Years later, when I was working in journalism and under the impression that I was fairly well adjusted, I casually told a younger girl reporter on the staff about my education. ‘Good heavens,’ she said, ‘that accounts for a lot.’ This was a shock since I hadn’t realised my contained emotion was so obvious!
They are co-ed at my old school these days and I believe that the entry age is eleven. But they still look so young when I view them on You Tube, marching into lunch to the school’s splendid military-style band. I believe that it is much more civilised now and the replies to my barbs on the school discussion site tell me that the pastoral care that was missing in my day is there in spades today.

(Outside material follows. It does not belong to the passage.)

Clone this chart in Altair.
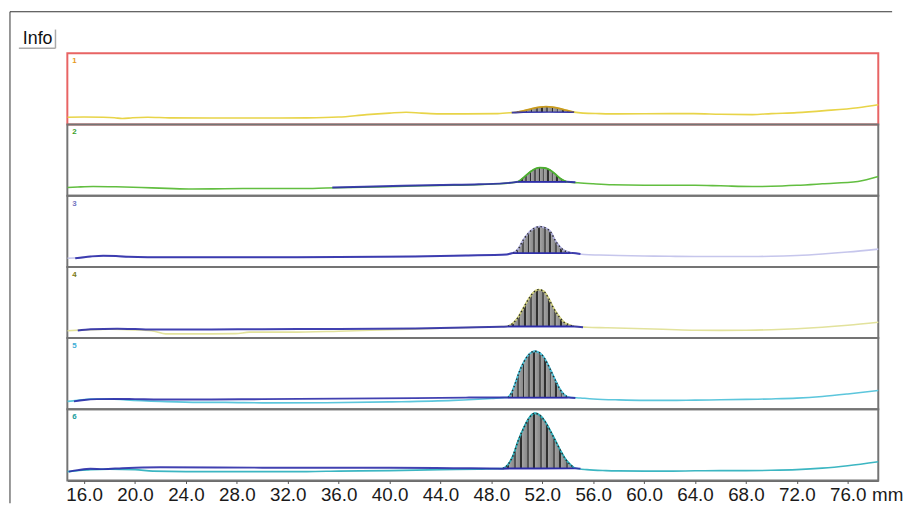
import altair as alt
import pandas as pd

W, H = 820, 432
LANE_H = 72
X_MIN, X_MAX = 14.68, 78.4
TICKS = [16, 20, 24, 28, 32, 36, 40, 44, 48, 52, 56, 60, 64, 68, 72, 76]
LANES = [1, 2, 3, 4, 5, 6]

SIG_COLORS = ["#e8d448", "#62be40", "#c6c6ec", "#e2e29c", "#5cc6dc", "#3cb6c2"]
LABEL_COLORS = ["#e89a20", "#3a9e2a", "#7474c0", "#7a7a14", "#3eaed6", "#189c9c"]
PEAK_LINE_COLORS = ["#c89a20", "#4cae30", "#b0b0dc", "#d0d080", "#4cc0d8", "#30b0bc"]
BLUE = "#2c2ca8"

# ---- lane 1 ----
l1_left_mm = [14.7, 16.0, 17.5, 18.4, 19.0, 19.8, 21.0, 22.7, 26, 30, 33.5, 36, 38.2, 40, 41.3, 42.5, 43.9, 46, 48.5, 49.6]
l1_left_h = [7.3, 7.5, 7.3, 6.8, 6.0, 6.8, 7.3, 6.7, 6.5, 6.5, 6.7, 7.5, 10, 11.5, 12.3, 11.5, 10.7, 10.7, 11, 12]
l1_peak_mm = [50.0, 50.6, 51.2, 51.8, 52.3, 52.8, 53.4, 54.0, 54.5]
l1_peak_h = [12.5, 14, 16, 17.5, 18, 17.5, 16, 14, 12.5]
l1_right_mm = [55.2, 56.5, 58, 60, 62, 63.9, 66, 68.5, 70, 72, 74.2, 76.8, 78.4]
l1_right_h = [11.5, 11, 10.7, 10.8, 11, 11, 10.3, 10, 11, 12, 14, 17, 20]
l1_blue_mm = [49.6, 50.5, 51.5, 52.5, 53.5, 54.4]
l1_blue_h = [12, 12.5, 13, 13.5, 13, 12.5]

# ---- lane 2 ----
l2_left_mm = [14.7, 15.5, 16.7, 18.5, 20.5, 22.5, 24.5, 27, 30, 33, 35, 37, 39, 42.6, 45, 46.8, 48.5, 49.5]
l2_left_h = [8.3, 8.8, 9.3, 9, 8.3, 7.4, 6.7, 7.0, 7.3, 7.2, 7.7, 8.3, 8.8, 10, 10.5, 11, 12, 13]
l2_peak_mm = [50.1, 50.6, 51.1, 51.5, 51.8, 52.2, 52.6, 53.0, 53.4, 53.9]
l2_peak_h = [14, 19, 24.5, 27.5, 28.3, 28, 26, 22, 17.5, 14]
l2_right_mm = [54.8, 56, 57.5, 60, 62, 64, 66, 68.5, 70, 72, 74, 76.8, 78.4]
l2_right_h = [13, 12, 11, 10.5, 10.5, 10.5, 10, 9.3, 9.5, 10.5, 12, 14.3, 19.3]
l2_blue_mm = [35.5, 38, 41, 44, 47, 49.5, 50.1, 53.9, 54.6]
l2_blue_h = [8.3, 9, 10, 10.8, 11.5, 13, 14, 14, 13.5]

# ---- lane 3 ----
l3_left_mm = [14.7, 15.5, 16.5, 17.5, 18.5, 19.5, 21, 24, 28, 32, 36, 40, 44, 47, 49.2]
l3_left_h = [8.7, 9.2, 10.5, 11.3, 11, 10.2, 9.8, 9.7, 9.7, 9.8, 10, 10.3, 11, 11.8, 12.5]
l3_peak_mm = [49.7, 50.1, 50.5, 50.9, 51.3, 51.8, 52.3, 52.7, 53.0, 53.4, 53.8, 54.4]
l3_peak_h = [14, 18, 27, 34, 38.5, 40.7, 39, 34.5, 27, 20, 16, 14]
l3_right_mm = [55.3, 56.5, 58, 60, 62, 64, 66, 68, 70, 72, 74, 76, 78.4]
l3_right_h = [12.5, 12, 11.5, 11, 10.7, 10.5, 10.5, 10.5, 10.7, 11.5, 13, 15, 18]
l3_blue_mm = [15.3, 16.5, 17.5, 18.5, 19.5, 21, 24, 30, 36, 42, 46, 49.2, 49.7, 54.4, 55.0]
l3_blue_h = [8.7, 10.5, 11.3, 11, 10.2, 9.8, 9.7, 9.8, 10, 10.6, 11.5, 12.5, 14, 14, 13]

# ---- lane 4 ----
l4_left_mm = [14.7, 16, 18, 20, 21.5, 22.4, 24, 26, 27.9, 29, 32.2, 36, 40, 44, 47, 48.8]
l4_left_h = [7.5, 8.3, 9, 8.3, 7, 4.3, 4.3, 4.3, 4.5, 6, 6, 7, 8.5, 10, 11, 11.7]
l4_peak_mm = [49.3, 49.7, 50.1, 50.5, 50.9, 51.3, 51.7, 52.1, 52.5, 52.9, 53.3, 53.7, 54.1, 54.5]
l4_peak_h = [12, 15, 21, 30, 39, 46, 49, 47.5, 40, 30, 22, 16, 13.5, 12]
l4_right_mm = [55.5, 57, 60, 62, 64, 66, 68, 70, 72, 74, 76, 78.4]
l4_right_h = [11, 10.5, 9.5, 8.7, 8, 7.8, 8, 8.5, 9.5, 11, 13, 16]
l4_blue_mm = [15.5, 16.5, 18.6, 20, 21.1, 22, 26, 30, 36, 42, 46, 48.8, 49.3, 54.5, 55.2]
l4_blue_h = [7.7, 9, 9.5, 9.2, 8.8, 8.7, 8.8, 9, 9.3, 9.8, 10.7, 11.5, 11.7, 11.7, 11]

# ---- lane 5 ----
l5_left_mm = [14.7, 15.5, 16.5, 18, 19.3, 22, 25, 27.1, 30, 35, 40, 45, 48, 48.9]
l5_left_h = [8, 9, 10.3, 10.5, 9.5, 8, 7, 7, 6.5, 6.7, 7.5, 9, 11, 11.8]
l5_peak_mm = [49.3, 49.6, 49.9, 50.2, 50.6, 51.0, 51.4, 51.8, 52.2, 52.6, 53.0, 53.4, 53.7, 54.0]
l5_peak_h = [12, 17, 27, 38, 49, 56, 58.7, 57, 51, 41, 30, 20, 15, 12.5]
l5_right_mm = [55, 56, 58, 60, 62, 64, 66, 68, 70, 72, 74, 76, 78.4]
l5_right_h = [11.5, 10.5, 9.5, 9, 9, 9.3, 9.6, 10, 10.5, 11.3, 13, 15.5, 19]
l5_blue_mm = [15.2, 16, 17, 18.5, 20, 22, 26, 30, 36, 42, 46, 48.9, 49.3, 54.0, 54.6]
l5_blue_h = [8, 9.5, 10.3, 10.5, 10.3, 10, 10, 10.3, 10.8, 11.3, 11.8, 12, 12, 12, 11.5]

# ---- lane 6 ----
l6_left_mm = [14.7, 15.5, 16.5, 18, 20, 21.4, 24, 28, 33.5, 36, 40, 44, 47, 48.5]
l6_left_h = [9, 10, 11, 11.5, 11, 9.5, 9, 9, 9, 9.5, 10, 11, 11.5, 12]
l6_peak_mm = [48.9, 49.3, 49.7, 50.1, 50.5, 50.9, 51.4, 51.8, 52.2, 52.6, 53.0, 53.4, 53.8, 54.2, 54.5]
l6_peak_h = [12, 16, 25, 40, 52, 62, 68, 66, 60, 51, 41, 31, 22, 16, 13]
l6_right_mm = [55.5, 57, 58, 60, 62, 64, 66, 68, 70, 72, 74, 76, 78.4]
l6_right_h = [11, 10, 9.7, 9.5, 9.5, 9.8, 10, 10, 10.3, 11, 12.5, 15, 19]
l6_blue_mm = [14.8, 15.5, 16.5, 17.5, 19, 20, 22, 30, 40, 45, 48.9, 54.5, 55.0]
l6_blue_h = [9, 10.5, 12, 11.5, 12.5, 13, 13.5, 13, 13, 12.5, 12, 12.5, 12]

PEAK_BASE = [12.5, 14, 14, 12, 12, 12.5]

lanes_src = [
    (l1_left_mm, l1_left_h, l1_peak_mm, l1_peak_h, l1_right_mm, l1_right_h, l1_blue_mm, l1_blue_h),
    (l2_left_mm, l2_left_h, l2_peak_mm, l2_peak_h, l2_right_mm, l2_right_h, l2_blue_mm, l2_blue_h),
    (l3_left_mm, l3_left_h, l3_peak_mm, l3_peak_h, l3_right_mm, l3_right_h, l3_blue_mm, l3_blue_h),
    (l4_left_mm, l4_left_h, l4_peak_mm, l4_peak_h, l4_right_mm, l4_right_h, l4_blue_mm, l4_blue_h),
    (l5_left_mm, l5_left_h, l5_peak_mm, l5_peak_h, l5_right_mm, l5_right_h, l5_blue_mm, l5_blue_h),
    (l6_left_mm, l6_left_h, l6_peak_mm, l6_peak_h, l6_right_mm, l6_right_h, l6_blue_mm, l6_blue_h),
]

sig_rows, peak_rows, blue_rows, lane_rows = [], [], [], []
for i, lane in enumerate(LANES):
    lm, lh, pm, ph, rm, rh, bm, bh = lanes_src[i]
    off = LANE_H * (6 - lane)
    for m, h in zip(lm + pm + rm, lh + ph + rh):
        sig_rows.append({"lane": lane, "mm": m, "y": h + off, "c": SIG_COLORS[i]})
    for m, h in zip(pm, ph):
        peak_rows.append({"lane": lane, "mm": m, "y": h + off, "yb": PEAK_BASE[i] + off,
                          "c": PEAK_LINE_COLORS[i]})
    for m, h in zip(bm, bh):
        blue_rows.append({"lane": lane, "mm": m, "y": h + off})
    lane_rows.append({"lane": lane, "y0": off, "y1": off + LANE_H, "label": str(lane),
                      "lc": LABEL_COLORS[i], "bc": "#e86464" if lane == 1 else "#747474"})

sig = pd.DataFrame(sig_rows)
peak = pd.DataFrame(peak_rows)
blue = pd.DataFrame(blue_rows)
lanes_df = pd.DataFrame(lane_rows)

X = alt.X("mm:Q", scale=alt.Scale(domain=[X_MIN, X_MAX], nice=False, zero=False),
          axis=alt.Axis(values=TICKS, format=".1f", title="mm", grid=False,
                        labelFont="Liberation Sans", labelFontSize=19, labelColor="#1a1a1a",
                        labelPadding=2, labelOverlap=False, labelFlush=False,
                        tickSize=3, tickColor="#555", domainColor="#333", domainWidth=1.5,
                        titleFont="Liberation Sans", titleFontSize=19, titleFontWeight="normal",
                        titleColor="#1a1a1a", titleAngle=0, titleAlign="center",
                        titleBaseline="top", titleX=829, titleY=5))
YS = alt.Scale(domain=[0, H], nice=False, zero=False)

def Y(f):
    return alt.Y(f, scale=YS, axis=None)

borders = alt.Chart(lanes_df).mark_rect(fillOpacity=0, strokeWidth=2).encode(
    x=alt.value(0), x2=alt.value(W), y=Y("y0:Q"), y2="y1:Q",
    stroke=alt.Stroke("bc:N", scale=None))

sig_line = alt.Chart(sig).mark_line(strokeWidth=1.6, interpolate="monotone").encode(
    x=X, y=Y("y:Q"), color=alt.Color("c:N", scale=None), detail="lane:N")

blue_line = alt.Chart(blue).mark_line(strokeWidth=2, color=BLUE, interpolate="monotone",
                                      opacity=0.9).encode(
    x=X, y=Y("y:Q"), detail="lane:N")

stops = []
N = 11
for k in range(N):
    a, b, c = k / N, (k + 0.68) / N, (k + 1) / N
    dark = "#303030" if k % 2 == 0 else "#555555"
    stops += [alt.GradientStop(offset=a, color="#a2a2a2"),
              alt.GradientStop(offset=b, color="#8c8c8c"),
              alt.GradientStop(offset=b, color=dark),
              alt.GradientStop(offset=c, color=dark)]
hatch = alt.Gradient(gradient="linear", stops=stops, x1=0, x2=1, y1=0, y2=0)

peak_area = alt.Chart(peak).mark_area(fill=hatch, interpolate="monotone").encode(
    x=X, y=Y("y:Q"), y2="yb:Q", detail="lane:N")

peak_line = alt.Chart(peak).mark_line(strokeWidth=1.8, interpolate="monotone").encode(
    x=X, y=Y("y:Q"), color=alt.Color("c:N", scale=None), detail="lane:N")

peak_dots = alt.Chart(peak[peak["lane"] >= 3]).mark_line(
    strokeWidth=1.4, color="#2a2a2a", strokeDash=[1.5, 2.5], interpolate="monotone").encode(
    x=X, y=Y("y:Q"), detail="lane:N")

peak_base = alt.Chart(peak).mark_line(strokeWidth=1.5, color=BLUE).encode(
    x=X, y=Y("yb:Q"), detail="lane:N")

labels = alt.Chart(lanes_df).mark_text(align="left", baseline="top", fontSize=8,
                                       fontWeight="bold", dx=5, dy=4,
                                       font="Liberation Sans").encode(
    x=alt.value(0), y=Y("y1:Q"), text="label:N", color=alt.Color("lc:N", scale=None))

one = pd.DataFrame({"k": [0]})
frame_left = alt.Chart(one).mark_rule(color="#333", strokeWidth=1).encode(
    x=alt.value(-58), y=alt.value(-42), y2=alt.value(455))
frame_top = alt.Chart(one).mark_rule(color="#333", strokeWidth=1).encode(
    y=alt.value(-42), x=alt.value(-58), x2=alt.value(834))
info_text = alt.Chart(one).mark_text(text="Info", fontSize=18, font="Liberation Sans",
                                     color="#111", align="center", baseline="middle").encode(
    x=alt.value(-30), y=alt.value(-14))
btn_r = alt.Chart(one).mark_rule(color="#aaaaaa", strokeWidth=1.5).encode(
    x=alt.value(-12), y=alt.value(-24), y2=alt.value(-5))
btn_b = alt.Chart(one).mark_rule(color="#aaaaaa", strokeWidth=1.5).encode(
    y=alt.value(-5), x=alt.value(-49), x2=alt.value(-12))

chart = alt.layer(
    borders, sig_line, blue_line, peak_area, peak_line, peak_dots, peak_base, labels,
    frame_left, frame_top, info_text, btn_r, btn_b
).properties(
    width=W, height=H,
    padding={"left": 1, "top": 0, "right": 0, "bottom": 0},
    background="white"
).configure_view(stroke=None)

chart.save("out.html", embed_options={"renderer": "svg", "actions": False})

But of course you would say,” David is addressing me here, “that this is still no substitute for the unconditional love of the family, and that is what comes out in the Cutting Edge documentary. Young April finally comes to grips with school life, helped by her very close dorm-mates who seem to be very supportive, but Mum is aware enough to question what this separation from parents may mean in the future.
The posts on my old school discussion website are a continual source of wonder because so many of them seem stuck in an inwards-looking haze as they struggle to discuss future funding for the school. It’s as if the 1960s never happened and they are unaware of the anti-egalitarian, backwards drift of society ‘out there’, with some telling me that the beatings they received were good for them and that society will only be put to rights if the birch could be brought back for today’s hooligans. I give up.”
I feel for David, looking at his old-school website in vain hope that all his peers will reject the system that is so unfair to children and so damaging to our society. But they can’t afford to, without challenging the way they themselves have been surviving. The trance is deep and living without a Strategic Survival Personality is often too challenging, which is where the first letter comes in.
A public apology seems too much like being vulnerable and not enough like being a winner. Be vulnerable and the sharks will devour you, says his reptilian brain that is charge of his internal government. No choice at all for the unconsciously afraid un-reconstructed survivor.
So what do you think, gentle reader: is anything in our wounded land getting any better?